The data tab contains a set of subtabs to view tables with different subsets:

  • Sample - the current randomly selected sample that is visible in AnchorViz.

  • Labeled - all of the items the user has provided a label for.

  • Interesting - once the model has been seeded, all items that the model has predicted are interesting.

  • Selected - the set of items lasso-selected in anchorviz.

  • All - the full dataset.

If the model has been seeded, the text column will render text in the color of the predicted value - orange for interesting and blue for uninteresting. Yellow highlights show all text triggered on by dictionary anchors. Using the search textbox will filter the current chosen subset to only entries containing the search text. Search text can quickly be added to a dictionary anchor either with the “+ new” button to create a new dictionary anchor, or “+ sel” to add it to the currently selected dictionary anchor.

Every item has a collection of buttons in the Actions column:

  • U - label this item as uninteresting. I - label this item as

  • interesting. Example - create an example anchor with this item as the target. (See Settings to control what type of anchor gets created.)

  • Sample - only shows if this item is not already in the current sample set. This button adds the given row to the sample set so that it shows in AnchorViz.

  • Unlabel - only shows if this item has been labeled.
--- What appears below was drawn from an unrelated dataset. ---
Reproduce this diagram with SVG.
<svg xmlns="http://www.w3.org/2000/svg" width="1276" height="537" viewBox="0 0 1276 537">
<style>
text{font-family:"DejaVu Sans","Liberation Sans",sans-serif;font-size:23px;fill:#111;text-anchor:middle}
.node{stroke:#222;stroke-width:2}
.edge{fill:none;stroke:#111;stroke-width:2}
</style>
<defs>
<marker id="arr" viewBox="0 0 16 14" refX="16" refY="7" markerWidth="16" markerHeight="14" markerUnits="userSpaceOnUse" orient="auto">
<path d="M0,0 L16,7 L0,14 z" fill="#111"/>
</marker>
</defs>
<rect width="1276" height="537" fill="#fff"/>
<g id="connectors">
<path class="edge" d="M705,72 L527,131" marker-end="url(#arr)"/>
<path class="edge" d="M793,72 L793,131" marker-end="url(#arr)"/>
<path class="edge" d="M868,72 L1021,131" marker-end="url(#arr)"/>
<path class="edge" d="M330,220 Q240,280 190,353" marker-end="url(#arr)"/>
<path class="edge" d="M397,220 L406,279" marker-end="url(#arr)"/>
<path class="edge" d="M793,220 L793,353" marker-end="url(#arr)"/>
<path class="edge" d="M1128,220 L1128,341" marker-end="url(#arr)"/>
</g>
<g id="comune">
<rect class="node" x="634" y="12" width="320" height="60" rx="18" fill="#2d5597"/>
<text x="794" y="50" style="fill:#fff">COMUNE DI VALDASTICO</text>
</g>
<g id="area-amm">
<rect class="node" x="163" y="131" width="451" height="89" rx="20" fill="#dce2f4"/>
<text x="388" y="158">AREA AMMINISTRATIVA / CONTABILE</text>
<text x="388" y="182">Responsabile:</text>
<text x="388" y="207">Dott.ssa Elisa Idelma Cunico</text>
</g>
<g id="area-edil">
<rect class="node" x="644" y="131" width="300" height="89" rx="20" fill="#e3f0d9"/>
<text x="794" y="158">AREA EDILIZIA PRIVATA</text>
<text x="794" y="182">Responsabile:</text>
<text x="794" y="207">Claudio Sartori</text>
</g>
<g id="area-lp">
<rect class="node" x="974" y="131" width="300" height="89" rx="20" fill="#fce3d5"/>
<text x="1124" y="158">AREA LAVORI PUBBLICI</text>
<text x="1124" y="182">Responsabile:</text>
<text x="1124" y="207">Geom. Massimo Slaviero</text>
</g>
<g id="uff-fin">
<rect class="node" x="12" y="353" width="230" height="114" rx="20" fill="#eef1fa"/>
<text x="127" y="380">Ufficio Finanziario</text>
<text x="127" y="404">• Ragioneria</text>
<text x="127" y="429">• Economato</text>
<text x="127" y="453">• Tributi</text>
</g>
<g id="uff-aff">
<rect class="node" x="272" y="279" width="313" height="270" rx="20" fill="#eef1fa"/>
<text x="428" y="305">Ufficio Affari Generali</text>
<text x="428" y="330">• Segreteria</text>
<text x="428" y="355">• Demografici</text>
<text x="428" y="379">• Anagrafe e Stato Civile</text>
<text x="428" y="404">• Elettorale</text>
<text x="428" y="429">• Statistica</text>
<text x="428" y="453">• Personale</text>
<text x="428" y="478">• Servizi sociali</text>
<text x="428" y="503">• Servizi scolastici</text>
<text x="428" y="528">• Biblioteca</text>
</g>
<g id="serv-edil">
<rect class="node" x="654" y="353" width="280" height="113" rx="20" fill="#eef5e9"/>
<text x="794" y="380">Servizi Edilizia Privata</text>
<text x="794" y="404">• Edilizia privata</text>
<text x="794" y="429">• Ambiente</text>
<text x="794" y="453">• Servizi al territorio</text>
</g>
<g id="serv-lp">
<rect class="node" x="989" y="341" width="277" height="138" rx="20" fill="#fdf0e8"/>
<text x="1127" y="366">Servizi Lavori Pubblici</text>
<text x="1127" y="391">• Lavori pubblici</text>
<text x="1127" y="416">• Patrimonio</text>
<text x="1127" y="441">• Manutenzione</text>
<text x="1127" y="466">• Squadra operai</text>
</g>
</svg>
Clicking resets the item and removes the label/from the training set.

The “Labeled” text that shows in the actions column for items that have been labeled is colored according to what it was labeled as - orange for interesting and blue for uninteresting

Item#

../_images/item.png

Clicking on any item in the Data tab opens the item in the item tab, which provides controls for labelling, shows the label status, as well as the predicted value.

Sampling#

../_images/sampling.png

The sampling tab shows any sampling controls. Currently there are only two:

  • Sample size - how many points to randomly draw when resampling (the default is 100).

  • Resample - clicking this randomly selects a new sample based on sample size.